A Convenção de Basileia declara que esta prática deve “ser evitada a todo custo”, mas pelo menos 18 crianças morreram em 2008 nos arredores de Dacar, onde as baterias eram recicladas da mesma forma que na oficina de Daudi.
A cada ano, 1,2 milhão de toneladas de baterias são desmontadas na África sem cumprir as regulações internacionais, revelou uma pesquisa do Lead Recycling Africa Project.
Globalização
Em conjunto, o mercado subsaariano recicla 800 mil toneladas de chumbo a cada ano, 8% da produção mundial.
No entanto, o pequeno mercado africano é incapaz de absorver toda essa produção, por isso a maioria do chumbo acaba sendo exportado para Ásia e Europa, analisou Andreas Manhart, pesquisador do centro Öko-Institut.
Fundições da Itália e na Espanha importaram chumbo de uma fábrica de Gana na qual vários operários morreram por causa das perigosas condições nas quais trabalhavam, segundo denunciou este instituto alemão. A fábrica espanhola mencionada se recusou a falar com a Agência Efe.
Em nível europeu, a indústria do automóvel consome mais chumbo do que a reciclagem das baterias é capaz de fornecer em seus próprios países, por isso requer cada vez mais importação.
A crescente demanda e os baixos preços do chumbo africano explicam o motivo pelo qual as compras europeias em países subsaarianos duplicaram em menos de uma década.
Estes mesmos números indicam que, em 2014, a Europa comprou 9.093 toneladas de chumbo de Gana, 5.514 da Nigéria e 4.163 do Congo. Em todos esses países as baterias são desmontadas sem proteção alguma em casas como a de Daudi ou em fábricas como a de Owino.
Sem supervisão
A Convenção de Basileia regula o tratamento e transporte de “resíduos perigosos” como as baterias, mas não supervisiona as movimentações do chumbo refinado, sejam quais forem as condições nas quais se produz.

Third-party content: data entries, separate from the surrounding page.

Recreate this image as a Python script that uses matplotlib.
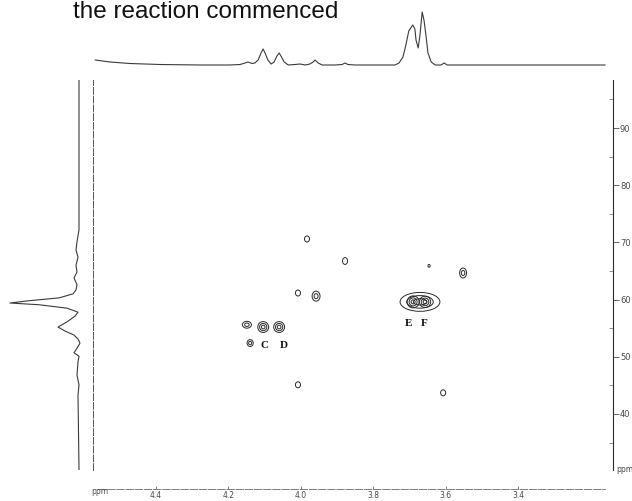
import matplotlib
matplotlib.use("Agg")
import matplotlib.pyplot as plt
from matplotlib.patches import Ellipse
import matplotlib.transforms as mtransforms

######################################## DATA ########################################

title = "the reaction commenced"

# 2D cross peaks: F2 (1H, ppm), F1 (13C, ppm), contour rings, linewidths (ppm)
peak_h = [3.983, 3.878, 4.008, 3.958, 3.646, 3.552, 3.671, 3.690, 3.657,
          4.149, 4.104, 4.060, 4.140, 4.008, 3.607]
peak_c = [70.6, 66.75, 61.15, 60.6, 65.9, 64.65, 59.6, 59.6, 59.6,
          55.6, 55.2, 55.2, 52.4, 45.1, 43.7]
peak_rings = [1, 1, 1, 2, 1, 2, 3, 3, 3, 2, 3, 3, 2, 1, 1]
peak_wh = [0.014, 0.014, 0.014, 0.022, 0.006, 0.019, 0.110, 0.033, 0.031,
           0.025, 0.030, 0.030, 0.017, 0.014, 0.014]
peak_wc = [1.05, 1.2, 1.05, 1.75, 0.5, 1.75, 3.3, 2.1, 2.0,
           1.2, 1.9, 1.9, 1.2, 1.05, 1.05]

# peak labels
lab_text = ["C", "D", "E", "F"]
lab_h = [4.100, 4.048, 3.702, 3.660]
lab_c = [52.0, 52.0, 55.9, 55.9]

# 1H projection (top trace)
top_ppm = [4.568, 4.527, 4.472, 4.389, 4.278, 4.196, 4.168, 4.154, 4.146, 4.135,
           4.127, 4.118, 4.110, 4.104, 4.099, 4.091, 4.082, 4.074, 4.066, 4.060,
           4.055, 4.046, 4.035, 4.016, 4.002, 3.988, 3.975, 3.966, 3.961, 3.952,
           3.941, 3.906, 3.886, 3.878, 3.870, 3.850, 3.740, 3.729, 3.718, 3.710,
           3.702, 3.691, 3.685, 3.682, 3.676, 3.671, 3.665, 3.660, 3.654, 3.649,
           3.640, 3.629, 3.613, 3.604, 3.596, 3.560, 3.160]
top_int = [5, 3, 1.5, 0.5, 0, 0, 0.5, 2, 3, 1.5,
           2, 5, 12, 16, 12, 5, 1, 3, 9, 12,
           9, 3, 0, 0.5, 1, 0, 1, 3, 5, 2,
           0, 0, 0.5, 2, 0.5, 0, 0, 2, 8, 20,
           34, 40, 36, 25, 17, 30, 53, 45, 28, 12,
           3, 0, 0, 2, 0, 0, 0]

# 13C projection (left trace)
left_ppm = [99.3, 72.2, 70.1, 68.7, 67.4, 66.0, 64.8, 63.8, 62.6, 61.7,
            61.0, 60.3, 59.8, 59.4, 59.1, 58.5, 57.8, 57.1, 56.1, 55.2,
            54.5, 53.8, 53.1, 52.4, 51.5, 50.7, 50.1, 49.1, 46.8, 45.1,
            43.3, 30.2]
left_int = [0, 0, 2, 3, 1, 3, 2, 5, 2, 3,
            6, 20, 50, 69, 40, 12, 1, 4, 12, 21,
            14, 5, 1, -1, 2, 5, 0, 1, 2, 0,
            1, 0]

x_ticks = [4.4, 4.2, 4.0, 3.8, 3.6, 3.4]
y_ticks = [90, 80, 70, 60, 50, 40]

######################################## PLOT ########################################

W, H = 632, 501
fig = plt.figure(figsize=(W / 100, H / 100), dpi=100)

def box(x0, y0, x1, y1):
    # pixel box -> figure fraction
    return [x0 / W, 1 - y1 / H, (x1 - x0) / W, (y1 - y0) / H]

xlim = (4.574, 3.138)
ylim = (30.2, 98.4)
ink = "#2a2a2a"
grey = "#4a4a4a"

# main 2D panel
ax = fig.add_axes(box(93, 80, 613, 470))
ax.set_xlim(*xlim)
ax.set_ylim(*ylim)
ax.spines["top"].set_visible(False)
ax.spines["left"].set_linestyle((0, (7, 2)))
ax.spines["left"].set_color("#555555")
ax.spines["left"].set_linewidth(0.7)
ax.spines["right"].set_color(ink)
ax.spines["right"].set_linewidth(0.8)
ax.spines["bottom"].set_position(("outward", 14))
ax.spines["bottom"].set_linestyle((0, (9, 2)))
ax.spines["bottom"].set_color("#666666")
ax.spines["bottom"].set_linewidth(0.6)
ax.spines["bottom"].set_bounds(4.56, 3.16)

ax.yaxis.tick_right()
ax.set_yticks(y_ticks)
ax.set_yticklabels([str(v) for v in y_ticks])
ax.set_yticks([95, 85, 75, 65, 55, 45, 35], minor=True)
ax.tick_params(axis="y", which="major", direction="out", length=4, width=0.6,
               pad=1, labelsize=6, colors=grey)
ax.tick_params(axis="y", which="minor", direction="in", length=3, width=0.5,
               colors="#666666")
ax.set_xticks(x_ticks)
ax.set_xticklabels([f"{v:.1f}" for v in x_ticks])
ax.tick_params(axis="x", direction="in", length=2, width=0.5, pad=1,
               labelsize=5.5, colors=grey)

ax.text(1.006, 0.0, "ppm", transform=ax.transAxes, fontsize=5.5,
        color=grey, va="center", ha="left")
trans = mtransforms.blended_transform_factory(ax.transData, fig.transFigure)
ax.text(4.555, 1 - 491 / H, "ppm", transform=trans, fontsize=5.5,
        color=grey, va="center", ha="center")

# contour rings
for h, c, n, wh, wc in zip(peak_h, peak_c, peak_rings, peak_wh, peak_wc):
    for k in range(n, 0, -1):
        f = k / n
        ax.add_patch(Ellipse((h, c), wh * f, wc * f, fill=False,
                             edgecolor=ink, linewidth=0.7))

for t, h, c in zip(lab_text, lab_h, lab_c):
    ax.text(h, c, t, fontsize=8, fontweight="bold", family="Liberation Serif",
            ha="center", va="center", color="#111111")

# top projection
axt = fig.add_axes(box(93, 0, 613, 78))
axt.set_xlim(*xlim)
axt.set_ylim(-13, 65)
axt.plot(top_ppm, top_int, color="#3a3a3a", linewidth=0.8)
axt.axis("off")

# left projection
axl = fig.add_axes(box(0, 80, 93, 470))
axl.set_ylim(*ylim)
axl.set_xlim(79, -14)
axl.plot(left_int, left_ppm, color="#3a3a3a", linewidth=0.8)
axl.axis("off")

fig.text(73 / W, 1 - 18 / H, title, fontsize=17.5, family="Liberation Sans",
         ha="left", va="baseline", color="#111111")

fig.savefig("out.png", dpi=100)
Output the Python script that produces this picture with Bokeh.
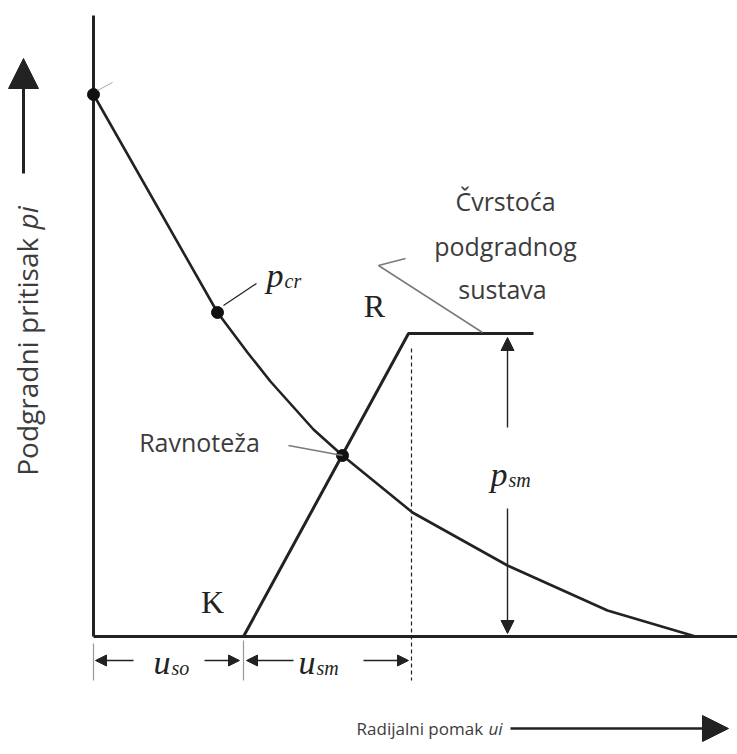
import math
from bokeh.plotting import figure
from bokeh.models import Range1d, Arrow, NormalHead
from bokeh.core.properties import value
from bokeh.embed import file_html
from bokeh.resources import INLINE

# Ground reaction curve: support pressure p_i vs radial displacement u_i
gr_u = [0.0, 12.4, 15.4, 17.7, 22.0, 24.9, 31.9, 41.4, 51.4, 60.2]
gr_p = [54.2, 32.4, 28.4, 25.5, 20.7, 18.1, 12.4, 7.1, 2.6, 0.0]

# Support characteristic K -> R -> plateau
sup_u = [15.0, 31.5, 44.0]
sup_p = [0.0, 30.3, 30.3]

# Marked points: initial pressure, p_cr, equilibrium
pt_u = [0.0, 12.4, 24.9]
pt_p = [54.2, 32.4, 18.1]

u_so = 15.0          # displacement before the support is installed
u_sm = 16.8          # displacement capacity of the support
p_sm = 30.3          # support strength
p_sm_u = 41.4        # where the p_sm dimension is drawn

u_max = 62.1
p_axis_end = 64.4

SANS = value("Open Sans")
SERIF = value("Liberation Serif")
INK = "#222222"
TXT = "#3c3c3c"
GREY = "#7a7a7a"

p = figure(width=737, height=754, output_backend="svg", toolbar_location=None,
           x_range=Range1d(-9.3, 64.4), y_range=Range1d(-11.8, 63.6),
           x_axis_type=None, y_axis_type=None, min_border=0,
           outline_line_color=None, background_fill_color="white")
p.grid.visible = False

# axes of the diagram
p.line([0, 0], [0, u_max], line_color=INK, line_width=3)
p.line([0, p_axis_end], [0, 0], line_color=INK, line_width=3)

# ground reaction curve and support line
p.line(gr_u, gr_p, line_color=INK, line_width=2.6, line_join="round")
p.line(sup_u, sup_p, line_color=INK, line_width=3)
p.scatter(pt_u, pt_p, size=12, color="#111111")

# small leader at the initial pressure point
p.line([pt_u[0] + 0.4, pt_u[0] + 1.9], [pt_p[0] + 0.4, pt_p[0] + 1.2], line_color="#aaaaaa", line_width=1)

# dashed line at u_so + u_sm
x_dash = u_so + u_sm
p.line([x_dash, x_dash], [p_sm - 1.5, -4.4], line_color=INK, line_width=1.2, line_dash="4 3")

# extension lines below the u axis
p.line([0, 0], [-0.7, -4.4], line_color="#999999", line_width=1.2)
p.line([u_so, u_so], [-0.4, -4.4], line_color="#999999", line_width=1.2)


def arrow(x0, y0, x1, y1, size=11, lw=1.4):
    p.add_layout(Arrow(end=NormalHead(size=size, fill_color=INK, line_color=INK),
                       x_start=x0, y_start=y0, x_end=x1, y_end=y1,
                       line_color=INK, line_width=lw))


y_dim = -2.4
arrow(4.0, y_dim, 0.2, y_dim)
arrow(11.1, y_dim, u_so - 0.4, y_dim)
arrow(20.0, y_dim, u_so + 0.3, y_dim)
arrow(27.0, y_dim, x_dash - 0.3, y_dim)

# p_sm dimension
arrow(p_sm_u, 20.9, p_sm_u, p_sm - 0.4, size=13)
arrow(p_sm_u, 12.8, p_sm_u, 0.3, size=13)

# axis direction arrows
arrow(-7.0, 46.3, -7.0, 57.8, size=30, lw=3)
arrow(41.7, -9.2, 63.5, -9.2, size=26, lw=2.5)


# italic symbols with subscripts
def symbol(x, y, main, sub, size_main="34px", size_sub="20px", dy=-0.5):
    p.text([x], [y], text=[main], text_font=SERIF, text_font_style="italic",
           text_font_size=size_main, text_align="right", text_baseline="middle", text_color=INK)
    p.text([x + 0.1], [y + dy], text=[sub], text_font=SERIF, text_font_style="italic",
           text_font_size=size_sub, text_align="left", text_baseline="middle", text_color=INK)


symbol(7.7, y_dim - 0.2, "u", "so")
symbol(22.2, y_dim - 0.2, "u", "sm")
symbol(19.0, 36.1, "p", "cr")
symbol(41.4, 16.2, "p", "sm")

# K and R
p.text([11.9, 28.1], [3.5, 33.1], text=["K", "R"], text_font=SERIF, text_font_size="32px",
       text_align="center", text_baseline="middle", text_color=INK)

# p_cr leader
p.line([13.0, 16.3], [33.1, 35.3], line_color=INK, line_width=1.2)

# equilibrium label
p.text([10.6], [19.5], text=["Ravnoteža"], text_font=SANS, text_font_size="25px",
       text_align="center", text_baseline="middle", text_color=TXT)
p.line([19.5, pt_u[2]], [19.1, pt_p[2]], line_color=GREY, line_width=1.5)

# support strength label
p.text([41.2, 41.2, 40.9], [43.6, 39.1, 34.8], text=["Čvrstoća", "podgradnog", "sustava"],
       text_font=SANS, text_font_size="25px", text_align="center", text_baseline="middle",
       text_color=TXT)
p.line([38.9, 28.5, 31.2], [30.4, 37.1, 37.8], line_color=GREY, line_width=1.5)

# axis titles
p.text([39.4], [-9.2], text=["Radijalni pomak "], text_font=SANS, text_font_size="17px",
       text_align="right", text_baseline="middle", text_color=TXT)
p.text([39.5], [-9.2], text=["ui"], text_font=SANS, text_font_style="italic",
       text_font_size="17px", text_align="left", text_baseline="middle", text_color=TXT)

p.text([-6.7], [40.6], text=["Podgradni pritisak "], text_font=SANS, text_font_size="28px",
       angle=math.pi / 2, text_align="right", text_baseline="middle", text_color=TXT)
p.text([-6.7], [40.7], text=["pi"], text_font=SANS, text_font_style="italic", text_font_size="28px",
       angle=math.pi / 2, text_align="left", text_baseline="middle", text_color=TXT)

open("out.html", "w").write(file_html(p, INLINE))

“Enquanto a reciclagem de baterias é feita de forma segura nas economias industrializadas, as condições são alarmantes em países como Gana, Camarões, Quênia e Indonésia”, alertou o pesquisador do Öko-Institut.
Os lingotes de chumbo que chegam dessas fábricas, frequentemente instaladas por empresas chinesas ou indianas, cruzam facilmente as fronteiras da União Europeia sob a classificação de “mercadorias”, e não como resíduos, por isso não existe nenhum controle específico sobre elas, explicaram fontes da Comissão Europeia.
“A grande indústria do automóvel europeia está fechando os olhos para suas cadeias de fornecimento. Essas práticas na África constituem uma violação dos direitos humanos”, enfatizou Manhart.